## begin

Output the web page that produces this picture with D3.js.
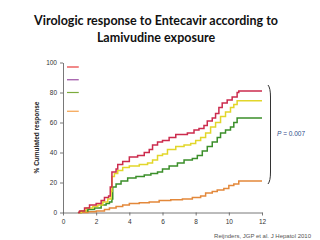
<!DOCTYPE html>
<html>
<head>
<meta charset="utf-8">
<script src="https://cdn.jsdelivr.net/npm/d3@7"></script>
<style>
  body { margin: 0; background: #fff; }
  svg { display: block; }
</style>
</head>
<body>
<script>
// chart size
var W = 320;
var H = 240;

// data (months, % cumulated response)
var redSeries = [[0.9,0],[1.0,1],[1.3,3],[1.6,5],[2.0,6],[2.3,8],[2.5,10],[2.75,11],[2.85,17],[2.95,27],[3.2,29],[3.3,32],[3.6,34],[4.0,37],[4.5,38],[4.9,40],[5.2,42],[5.4,45],[5.7,47],[6.0,48],[6.4,50],[6.8,52],[7.5,53],[7.9,55],[8.2,56],[8.5,58],[8.7,61],[9.0,63],[9.2,66],[9.4,70],[9.6,73],[9.9,75],[10.2,77],[10.5,80],[10.6,81],[12,81]];
var yellowSeries = [[0.9,0],[1.1,1],[1.4,3],[1.8,4],[2.1,5],[2.4,7],[2.7,9],[2.9,14],[2.95,24],[3.1,26],[3.3,28],[3.6,30],[4.0,31],[4.6,32],[5.1,33],[5.4,35],[5.7,38],[6.0,39],[6.3,42],[6.8,44],[7.3,45],[7.7,46],[8.0,48],[8.3,50],[8.6,53],[8.9,57],[9.2,60],[9.5,64],[9.8,67],[10.1,70],[10.3,72],[10.5,74.5],[12,74.5]];
var greenSeries = [[0.9,0],[1.1,1],[1.5,2],[1.9,3],[2.3,5],[2.6,6],[2.8,7],[2.95,9],[3.0,17],[3.2,19],[3.5,21],[3.9,23],[4.4,24],[4.9,25],[5.3,26],[5.7,27],[6.0,29],[6.4,31],[6.9,33],[7.3,35],[7.8,36],[8.1,38],[8.4,41],[8.7,44],[9.0,47],[9.3,50],[9.5,53],[9.8,55],[10.1,57],[10.3,60],[10.5,63],[12,63]];
var orangeSeries = [[1.0,0],[1.5,0.5],[2.0,1],[2.5,2],[2.8,3],[3.2,4],[3.6,5],[4.0,6],[4.6,6.5],[5.2,7],[5.8,8],[6.5,8.5],[7.2,9],[7.8,10],[8.3,11],[8.6,13],[9.0,14],[9.3,15],[9.7,16],[10.0,18],[10.3,19],[10.6,21],[12,21]];

var seriesColors = ["#cc2b4d", "#e2d62a", "#3b8f2a", "#e3883a"];
var legendColors = ["#e8393a", "#9b4fa3", "#7cab3c", "#f5a04a"];
var xTicks = [0, 2, 4, 6, 8, 10, 12];
var yTicks = [0, 20, 40, 60, 80, 100];

var titleLines = ["Virologic response to Entecavir according to", "Lamivudine exposure"];
var yLabel = "% Cumulated response";
var pText = "P = 0.007";
var citation = "Reijnders, JGP et al. J Hepatol 2010";

function main() {
  var svg = d3.select("body").append("svg")
    .attr("width", W)
    .attr("height", H);

  var xScale = d3.scaleLinear().domain([0, 12]).range([63, 262]);
  var yScale = d3.scaleLinear().domain([0, 100]).range([212.5, 62.5]);

  // title
  svg.selectAll("text.title")
    .data(titleLines)
    .enter()
    .append("text")
    .attr("class", "title")
    .attr("x", 156)
    .attr("y", function(d, i) { return 25 + i * 17; })
    .attr("text-anchor", "middle")
    .style("font-family", "Lato, 'Open Sans', sans-serif")
    .style("font-weight", "bold")
    .style("font-size", "12.5px")
    .style("fill", "#111")
    .text(function(d) { return d; });

  // axes
  var xAxis = d3.axisBottom(xScale).tickValues(xTicks).tickSize(3).tickSizeOuter(0);
  var yAxis = d3.axisLeft(yScale).tickValues(yTicks).tickSize(3).tickSizeOuter(0);

  var gx = svg.append("g")
    .attr("transform", "translate(0," + yScale(0) + ")")
    .call(xAxis);
  var gy = svg.append("g")
    .attr("transform", "translate(" + xScale(0) + ",0)")
    .call(yAxis);

  [gx, gy].forEach(function(g) {
    g.selectAll("path, line").attr("stroke", "#555").attr("stroke-width", 0.8);
    g.selectAll("text")
      .style("font-family", "'Liberation Sans', Arial, sans-serif")
      .style("font-size", "6.5px")
      .style("fill", "#333");
  });
  gx.selectAll("text").attr("dy", "0.9em");

  // y label
  svg.append("text")
    .attr("transform", "translate(39," + yScale(50) + ") rotate(-90)")
    .attr("text-anchor", "middle")
    .style("font-family", "'Liberation Sans', Arial, sans-serif")
    .style("font-weight", "bold")
    .style("font-size", "6.5px")
    .style("fill", "#222")
    .text(yLabel);

  // legend stubs (no labels in the figure)
  var legendY = [97, 88.5, 80, 67.5];
  svg.selectAll("line.legend")
    .data(legendColors)
    .enter()
    .append("line")
    .attr("x1", xScale(0.24))
    .attr("x2", xScale(0.95))
    .attr("y1", function(d, i) { return yScale(legendY[i]); })
    .attr("y2", function(d, i) { return yScale(legendY[i]); })
    .attr("stroke", function(d) { return d; })
    .attr("stroke-width", 1.2);

  // step curves
  var line = d3.line()
    .x(function(d) { return xScale(d[0]); })
    .y(function(d) { return yScale(d[1]); })
    .curve(d3.curveStepAfter);

  var allSeries = [orangeSeries, greenSeries, yellowSeries, redSeries];
  var allColors = [seriesColors[3], seriesColors[2], seriesColors[1], seriesColors[0]];
  svg.selectAll("path.curve")
    .data(allSeries)
    .enter()
    .append("path")
    .attr("class", "curve")
    .attr("d", line)
    .attr("fill", "none")
    .attr("stroke", function(d, i) { return allColors[i]; })
    .attr("stroke-width", 1.5);

  // bracket
  var bx = xScale(12) + 7;
  var bTop = yScale(85);
  var bBot = yScale(19);
  svg.append("path")
    .attr("d", "M" + (bx - 1) + "," + bTop + " Q" + (bx + 1.5) + "," + (bTop + 3) + " " + (bx + 1.5) + "," + (bTop + 12) +
               " L" + (bx + 1.5) + "," + (bBot - 12) + " Q" + (bx + 1.5) + "," + (bBot - 3) + " " + (bx - 1) + "," + bBot)
    .attr("fill", "none")
    .attr("stroke", "#333")
    .attr("stroke-width", 1);

  svg.append("text")
    .attr("x", 277)
    .attr("y", 136)
    .style("font-family", "'Liberation Sans', Arial, sans-serif")
    .style("font-size", "6.5px")
    .style("fill", "#2f4b8a")
    .html("<tspan font-style='italic'>P</tspan> = 0.007");

  // citation
  svg.append("text")
    .attr("x", 311)
    .attr("y", 238)
    .attr("text-anchor", "end")
    .style("font-family", "'Liberation Sans', Arial, sans-serif")
    .style("font-size", "6px")
    .style("fill", "#555")
    .text(citation);
}

main();
</script>
</body>
</html>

## end

> **What the task asks**:
Give again, word for word, every line from the top of the data above to the line holding "var H = 240;", inclusive, with the pictures left out.

> **Answer to the exercise**:
Output the web page that produces this picture with D3.js.
<!DOCTYPE html>
<html>
<head>
<meta charset="utf-8">
<script src="https://cdn.jsdelivr.net/npm/d3@7"></script>
<style>
  body { margin: 0; background: #fff; }
  svg { display: block; }
</style>
</head>
<body>
<script>
// chart size
var W = 320;
var H = 240;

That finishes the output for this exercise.